Judge denies former Penn State assistant coach Jerry Sandusky’s request for new trial

A judge denied convicted child sexual offender Jerry Sandusky’s request for a new trial last week, saying his claims failed to meet the threshold necessary to start new proceedings.

The former Penn State assistant football coach was convicted in 2012 of sexually violating ten minors over a period of several years.

Sandusky’s attorneys filed a nearly 600-page document earlier this year that asked for a new trial and included claims of evidence uncovered after Sandusky’s 2012 trial.

A new trial due to after-discovered evidence can only be rewarded in Pennsylvania if the claims brought to court pass the “four-prong test.” The evidence must have been unable to be acquired prior to trial, it cannot be only corroborative or cumulative, it cannot be used solely to impeach a witness’s credibility, and the evidence must likely result in a different verdict in a new trial.

The decision had previously been deferred by Judge Maureen Skerda in May, when she ordered Sandusky to pay nearly $45,000 to cover trial and hearing costs from his original legal proceedings a decade ago.

At the May hearing, where the 79-year-old Sandusky appeared zia Zoom, his attorney pushed Skerda for an opportunity to present the testimony of license psychologist R. Christopher Barden, who he argued would address the “radical changes” in the testimony of the victims.

In the June 27 court filing, Skerda wrote that Barden’s report addressed recovered repressed memory therapy and was “markedly (similar) to the previously explored testimony” at the time of the trial and Post-Conviction Relief Act hearings.

“Dr. Barden’s scatter-shot hypotheses address various conspiracy theories but do not advance any argument that was not previously explored at the PCRA proceedings in 201 7,” Skerda wrote in the June 27 court filing.

Skerda wrote that since the evidence failed to satisfy three of the four requirements to award a new trial, “no further evidentiary proceedings will be held.”
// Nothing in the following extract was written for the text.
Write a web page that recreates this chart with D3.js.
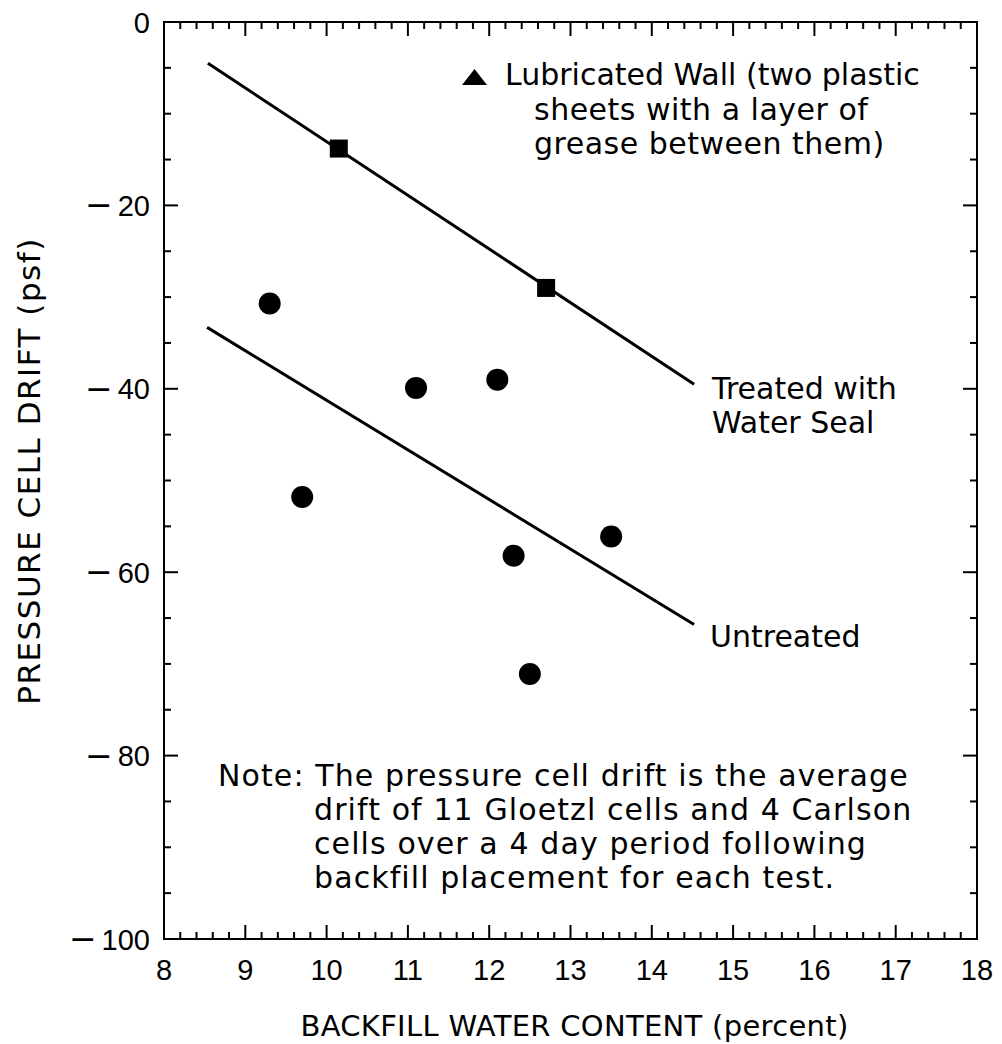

Sandusky was also denied a new trial in 2017, when a judge struck down his claims of sub-par legal work by his trial attorney, Joseph Amendola, and two other lawyers.

Sandusky’s attorney, Al Lindsay, did not immediately respond to a request for comment.

Sandusky’s 2011 arrest led to the firing of Hall of Fame head coach Joe Paterno. He is serving a 30- to 60-year state prison sentence at Laurel Highlands state prison in southwest Pennsylvania.